Positive change: Green Party on copyright

Along with their commitment to free and open source software in government, the Green Party of Canada takes an excellent stance on copyright reform. According to a response from Green Party candidate Glenn Hubbers and the Green Party response to the Canadian Conference of the Arts questionnaire, the Green Party will:

  • Remove the Levy on Blank Audio Recording Media and replace it with private copying exemptions;
  • Introduce a formal notice-and-notice mechanism for dealing with copyright infringement online, thereby affirming common carrier status for Internet Service Providers (ISPs);
  • Renounce the Crown Copyright applied to all government produced documents, thereby immediately releasing them into the public domain;

It seems almost coincidental that the Green Party’s stated goals so closely match my own. Let me elaborate on why these reforms are necessary.

Currently, for every recordable CD you buy in Canada, you pay recording companies $0.21. This is whether you use the CD for recording music or not. With a 50-pack of CD-Rs available for $19.99 (as of September 30, 2008), this means that the CD levy can account for more than 50% of the purchase price of a recordable CD. Since CDs are used for a variety of purposes other than copying royalty-requiring music recordings, the law should reflect this by removing the levy.

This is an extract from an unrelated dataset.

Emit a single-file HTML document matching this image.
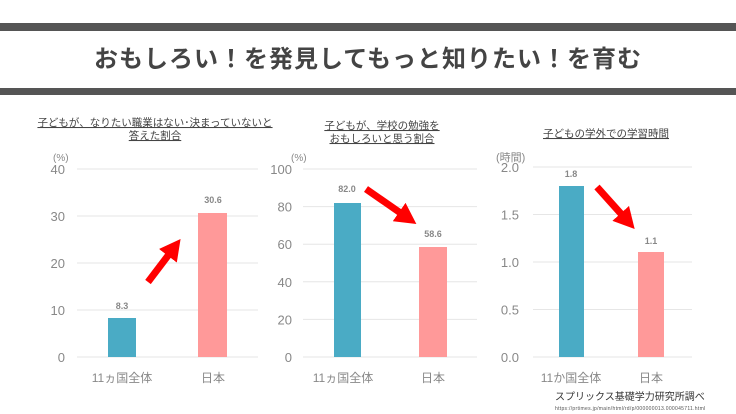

“Notice-and-notice” is an important system to codify into law. It means that web hosting companies are responsible only for sending copyright infringement notices to web site owners, not for removing content. This helps web hosts focus on their business and lets web site owners decide for themselves whether their content is infringing rather than having it deleted without their consent. I included this in the third point of the Bill C-61 petition and Michael Geist has written about it as well.

The current system of Crown Copyright means that all information from the government, unless otherwise noted, is protected by copyright and you must pay to use it. The notion that taxpayers should have to pay again for information their tax dollars already paid for is ludicrous. Works created by the Canadian government should not be protected by copyright, as it is with the US federal government where government works are not entitled to domestic copyright protection and as the Green Party wants to implement.

These reforms are long overdue and I’m glad that at least one party is standing up for them.